医師にも「リラックスして好きに過ごしてください。これまでずっと頑張ってきたから、しばらく心も休めてくださいね。」と言われて、これまで張り詰めて治療していた緊張の糸がほどけて、泣きそうになりました。

不妊治療は一ヶ月のスケジュールが決まっていて通院も多いので、もし妊娠していたら?と思うと、翌月の旅行の予定も立てられないし、先の仕事も受けられません。

そうか、逆に考えれば、4ヶ月は自由にしていいんだ!

4ヶ月、気持ちも体もリセットしよう!と決めました。


余談ですが、その日の夜は安室奈美恵さんのラストライブでした。青春そのものだった安室ちゃん引退の寂しさに加えて、「Get Myself Back」の歌詞にそれまでの治療の辛さが重なってしまい、ボロボロ泣きました。プロ意識の塊のような彼女の姿勢と生き方や強さに、私もまだまだ頑張らなくちゃ!と励まされ、救われた気がした夜でした。

もう一つ余談ですが・・・。
当時、深田恭子さん主演で不妊治療をテーマにしたドラマ「隣の家族は青く見える」が放送されていました。

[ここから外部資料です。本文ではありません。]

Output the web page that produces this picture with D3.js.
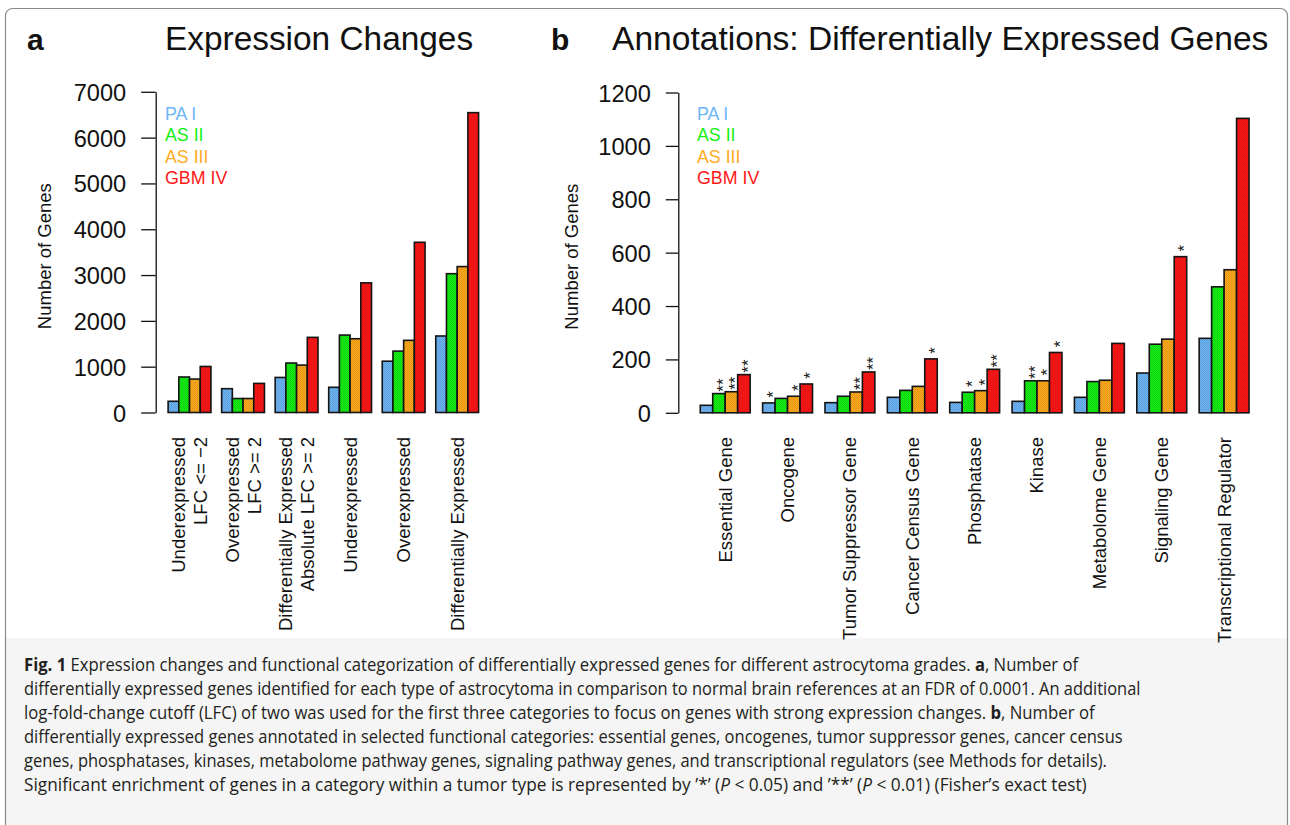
<!DOCTYPE html>
<html>
<head>
<meta charset="utf-8">
<script src="https://cdn.jsdelivr.net/npm/d3@7"></script>
<style>
  html, body { margin: 0; padding: 0; background: #fff; }
  svg { display: block; }
</style>
</head>
<body>
<svg id="fig" width="1290" height="825"></svg>
<script>
// ---- data -------------------------------------------------------------
const series = ["PA I", "AS II", "AS III", "GBM IV"];
const seriesColors = ["#6db6f7", "#14f014", "#ffab1c", "#ff1717"];

// panel a: expression changes
const exprCategories = [
  ["Underexpressed", "LFC <= \u22122"],
  ["Overexpressed", "LFC >= 2"],
  ["Differentially Expressed", "Absolute LFC >= 2"],
  ["Underexpressed"],
  ["Overexpressed"],
  ["Differentially Expressed"]
];
const exprPA1  = [245, 520, 765, 550, 1120, 1670];
const exprAS2  = [775, 305, 1080, 1690, 1340, 3030];
const exprAS3  = [730, 305, 1035, 1610, 1575, 3185];
const exprGBM4 = [1005, 635, 1640, 2830, 3715, 6545];
const exprTicks = [0, 1000, 2000, 3000, 4000, 5000, 6000, 7000];

// panel b: functional annotations of differentially expressed genes
const annotCategories = [
  ["Essential Gene"], ["Oncogene"], ["Tumor Suppressor Gene"], ["Cancer Census Gene"],
  ["Phosphatase"], ["Kinase"], ["Metabolome Gene"], ["Signaling Gene"], ["Transcriptional Regulator"]
];
const annotPA1  = [28, 37, 38, 58, 39, 43, 58, 149, 279];
const annotAS2  = [72, 54, 62, 84, 77, 120, 117, 257, 472];
const annotAS3  = [79, 62, 78, 99, 83, 120, 122, 276, 536];
const annotGBM4 = [143, 108, 153, 202, 163, 226, 260, 585, 1103];
// Fisher's exact test enrichment marks, per category and grade
const annotStars = [
  ["", "**", "**", "**"],
  ["*", "", "*", "*"],
  ["", "", "**", "**"],
  ["", "", "", "*"],
  ["", "*", "*", "**"],
  ["", "**", "*", "*"],
  ["", "", "", ""],
  ["", "", "", "*"],
  ["", "", "", ""]
];
const annotTicks = [0, 200, 400, 600, 800, 1000, 1200];

// caption lines: [text, style] segments
const captionLines = [
  [["Fig. 1", "b"], [" Expression changes and functional categorization of differentially expressed genes for different astrocytoma grades. ", ""], ["a", "b"], [", Number of", ""]],
  [["differentially expressed genes identified for each type of astrocytoma in comparison to normal brain references at an FDR of 0.0001. An additional", ""]],
  [["log-fold-change cutoff (LFC) of two was used for the first three categories to focus on genes with strong expression changes. ", ""], ["b", "b"], [", Number of", ""]],
  [["differentially expressed genes annotated in selected functional categories: essential genes, oncogenes, tumor suppressor genes, cancer census", ""]],
  [["genes, phosphatases, kinases, metabolome pathway genes, signaling pathway genes, and transcriptional regulators (see Methods for details).", ""]],
  [["Significant enrichment of genes in a category within a tumor type is represented by \u2019*\u2019 (", ""], ["P", "i"], [" < 0.05) and \u2019**\u2019 (", ""], ["P", "i"], [" < 0.01) (Fisher\u2019s exact test)", ""]]
];
const captionEnds = [1079, 1141, 1095, 1124, 1107, 1088];

// ---- drawing ------------------------------------------------------------
const svg = d3.select("#fig");
const FONT = "'Liberation Sans', Arial, Helvetica, sans-serif";

const defs = svg.append("defs");
const dither = defs.append("pattern")
  .attr("id", "dither").attr("patternUnits", "userSpaceOnUse")
  .attr("width", 2).attr("height", 2);
dither.append("rect").attr("x", 0).attr("y", 0).attr("width", 1).attr("height", 1).attr("fill", "rgba(0,0,0,0.13)");
dither.append("rect").attr("x", 1).attr("y", 1).attr("width", 1).attr("height", 1).attr("fill", "rgba(0,0,0,0.13)");

// caption panel and outer frame
svg.append("rect").attr("x", 6).attr("y", 638).attr("width", 1281).attr("height", 200).attr("fill", "#f5f5f5");
svg.append("rect")
  .attr("x", 5.5).attr("y", 8.5).attr("width", 1282).attr("height", 900)
  .attr("rx", 7).attr("fill", "none").attr("stroke", "#8c8c8c").attr("stroke-width", 1.2);

function drawPanel(opts) {
  const { cats, data, ticks, yMax, axisX, rightX, y0, yTop, tickLen, stars, legendX } = opts;
  const n = cats.length;
  const outer = 0.04 * (5 * n - 1) / 5;
  const x0 = d3.scaleBand().domain(d3.range(n)).range([axisX, rightX])
    .paddingInner(0.2).paddingOuter(outer);
  const x1 = d3.scaleBand().domain(d3.range(series.length)).range([0, x0.bandwidth()]);
  const y = d3.scaleLinear().domain([0, yMax]).range([y0, yTop]);

  const g = svg.append("g");

  // y axis
  const ax = g.append("g")
    .attr("transform", `translate(${axisX},0)`)
    .call(d3.axisLeft(y).tickValues(ticks).tickSize(tickLen).tickSizeOuter(0).tickPadding(15).tickFormat(d3.format("d")));
  ax.select(".domain").attr("stroke", "#111").attr("stroke-width", 1.3);
  ax.selectAll(".tick line").attr("stroke", "#111").attr("stroke-width", 1.3);
  ax.selectAll(".tick text").attr("font-family", FONT).attr("font-size", 23.6).attr("fill", "#111").attr("dy", "0.36em");

  // y axis title
  g.append("text")
    .attr("transform", `translate(${opts.titleX},${(y0 + yTop) / 2 + 4}) rotate(-90)`)
    .attr("text-anchor", "middle").attr("dy", "0.35em")
    .attr("font-family", FONT).attr("font-size", 18.5).attr("fill", "#111")
    .text("Number of Genes");

  // bars
  const cells = [];
  cats.forEach((c, i) => data.forEach((arr, j) => cells.push({ i, j, v: arr[i] })));
  const bars = g.append("g").selectAll("g").data(cells).join("g");
  bars.append("rect")
    .attr("x", d => x0(d.i) + x1(d.j)).attr("width", x1.bandwidth())
    .attr("y", d => y(d.v)).attr("height", d => y(0) - y(d.v))
    .attr("fill", d => seriesColors[d.j]);
  bars.append("rect")
    .attr("x", d => x0(d.i) + x1(d.j)).attr("width", x1.bandwidth())
    .attr("y", d => y(d.v)).attr("height", d => y(0) - y(d.v))
    .attr("fill", "url(#dither)")
    .attr("stroke", "#141414").attr("stroke-width", 1.6);

  // significance marks
  if (stars) {
    const marks = cells.filter(d => stars[d.i][d.j]);
    g.append("g").selectAll("text").data(marks).join("text")
      .attr("transform", d => `translate(${x0(d.i) + x1(d.j) + x1.bandwidth() / 2},${y(d.v) - 8.5}) rotate(-90)`)
      .attr("text-anchor", "middle").attr("dy", "0.58em")
      .attr("font-family", FONT).attr("font-size", 17).attr("fill", "#1a1a1a")
      .text(d => stars[d.i][d.j]);
  }

  // category labels, rotated
  const lineH = 22;
  cats.forEach((lines, i) => {
    const cx = x0(i) + x0.bandwidth() / 2;
    lines.forEach((t, k) => {
      const off = (k - (lines.length - 1) / 2) * lineH;
      g.append("text")
        .attr("transform", `translate(${cx + off},437) rotate(-90)`)
        .attr("text-anchor", "end").attr("dy", "0.35em")
        .attr("font-family", FONT).attr("font-size", 18.5).attr("fill", "#111")
        .text(t);
    });
  });

  // legend
  g.append("g").selectAll("text").data(series).join("text")
    .attr("x", legendX).attr("y", (d, k) => 119.5 + k * 21.6)
    .attr("font-family", FONT).attr("font-size", 17.8)
    .attr("fill", (d, k) => seriesColors[k])
    .text(d => d);
}

drawPanel({
  cats: exprCategories, data: [exprPA1, exprAS2, exprAS3, exprGBM4],
  ticks: exprTicks, yMax: 7000, axisX: 155.7, rightX: 491, y0: 412.5, yTop: 91.8,
  tickLen: 14.5, stars: null, legendX: 165, titleX: 45
});
drawPanel({
  cats: annotCategories, data: [annotPA1, annotAS2, annotAS3, annotGBM4],
  ticks: annotTicks, yMax: 1200, axisX: 678.3, rightX: 1271, y0: 412.8, yTop: 92.5,
  tickLen: 12.5, stars: annotStars, legendX: 697, titleX: 572
});

// panel letters and titles
svg.append("text").attr("x", 27).attr("y", 50).attr("font-family", FONT)
  .attr("font-weight", "bold").attr("font-size", 30).attr("fill", "#111").text("a");
svg.append("text").attr("x", 551).attr("y", 50).attr("font-family", FONT)
  .attr("font-weight", "bold").attr("font-size", 30).attr("fill", "#111").text("b");
svg.append("text").attr("x", 165).attr("y", 50).attr("font-family", FONT)
  .attr("font-size", 33.4).attr("fill", "#111").text("Expression Changes");
svg.append("text").attr("x", 612).attr("y", 50).attr("font-family", FONT)
  .attr("font-size", 33.6).attr("fill", "#111").text("Annotations: Differentially Expressed Genes");

// caption, each line fitted to its set width
const capX = 24;
captionLines.forEach((segs, k) => {
  const lg = svg.append("g");
  const t = lg.append("text")
    .attr("font-family", "'Open Sans', 'Noto Sans', sans-serif")
    .attr("font-size", 18).attr("fill", "#231f20");
  segs.forEach(([s, st]) => {
    const ts = t.append("tspan").text(s);
    if (st === "b") ts.attr("font-weight", "bold");
    if (st === "i") ts.attr("font-style", "italic");
  });
  const w = t.node().getComputedTextLength();
  const sx = (captionEnds[k] - capX) / w;
  lg.attr("transform", `translate(${capX},${671 + k * 24}) scale(${sx},1)`);
});
</script>
</body>
</html>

妊娠した妹の赤ちゃんの胎動を確認して家族が喜ぶ中、「自分だけが喜べなくて、そんな自分が嫌な人間になっていく気がする」と落ち込むシーンや、体外受精で妊娠したものの流産してしまうというシーン。私と全く同じだなぁ~。本当に辛いよね~と、感情移入しまくって涙が止まりませんでした。

夫に「あなたをパパにしてあげたかった」と手紙を残して家を出るシーンがあったのですが、その気持ちもよくわかる。自分がママになりたい、という思いだけだったら、とっくに不妊治療なんて辛い事やめている。ママになりたいという思いよりも、治療の辛さの方が上回ってくるのです。

イラっとすることもあるけれど、優しい夫を見ていると「この人を父親にしてあげたい。義理の両親も喜ばせてあげたい」って思うんです。だから、本当にギリギリの所で、辛くても頑張れるのだと思います。

これから不妊治療に取り組む可能性のある世の中の男性には胸に刻んでおいて欲しい事。例え不妊原因が男性側だったとしても(原因の半数近くは男性不妊です)、実際に辛い治療を行うのは、女性なのです。妻を支える、癒す、労わるのは夫の仕事で、夫しかできないこと。不妊治療は夫婦で頑張る意識がないとダメなのだと思います。